Grandparent rugby and its joys
Thu, 03 Sep 2009 11:40
Brothers Tom (left) and James (right) van Niekerk in action - much to their grandparents' delight!
Rugby has always been a game of movement, and for years and years I was a moving part in the game - playing, coaching, refereeing. Now my personal participation is stationary, and still most enjoyable. Part of that stationary joy is watching my grandsons.
They play with enormous enthusiasm and non-stop movement.
James plays for the Under-10A at Wet Pups, a scrumhalf. The week before last I went to Sweet Valley Primary School in Bergvliet. It was the first time I had been to this impressive school, big, orderly and cheerful. I watched rugby on three fields - all so enthusiastic and innocent, and I saw one of the best tries I have seen this year.
Wet Pups kicked deep into Sweet Valley territory. A Sweet Valley player - it is not always easy to work out positions - got the ball and did not kick but started running. He ran, fast and elusive, and then passed to a team-mate who went racing off on a slight arc to score. They had run some 80 metres.
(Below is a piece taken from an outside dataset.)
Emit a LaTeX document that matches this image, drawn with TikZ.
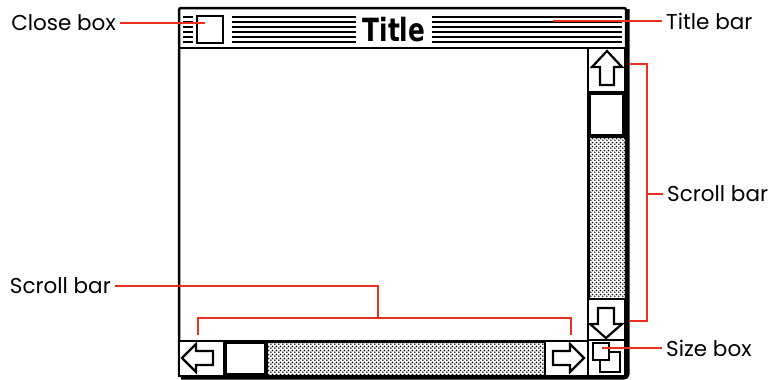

The next Friday James played for Wet Pups in the Rondebosch Sevens for Under-10s - three fields worth of non-stop movement - no kicking, just running. Wet Pups got to the final where the biggest, fastest Bishops boy, Tim Goodwin, did a Danie Gerber impersonation and gave his side a narrow victory.
The impressive side that day came from Zimasa Primary School in Langa, whose principal is a great rugby man, Gerald Njengele whose father Henry played scrumhalf for Western Province and the Springboks, playing in the first Test played by the Bantu Springboks in 1950. The Zimasa side were splendidly kitted out and had four masters with them. Late on a Friday afternoon they had four masters at Rondebosch in days when schools are finding it harder and harder to find schoolmaster coaches, and we all know that you cannot beat the enthusiastic schoolmaster as a coach for boys - and others. They played well and the four masters took up positions on each side of the field and the Meadows field at Rondebosch resounded with cries of Tatta iballi and Balega. They were such amiable cries and almost obliterated a small group who found it fun to shout rude things at a referee.
Then on Saturday came the best day of all. My grandson Thomas was to play his first game of tackle rugby up at SACS Junior School. Under-8 it was, barefooted, played across half a rugby field. It was a wonderful morning with boys running everywhere and colourful tents here and there and enthusiastic parents.
Play was less structured. The boys swarmed like bees around the rugby ball and there was more running than passing, but concentration was absolute and enthusiasm unequalled. And Thomas was a star.
Stationary rugby can be such fun when young people are so active and enthusiastic, and I thought how wonderful those schools are that provide all of this and how privileged our children are to have such opportunities laid on for them.
Long live the enthusiastic schoolmaster! And Adele McNaughton!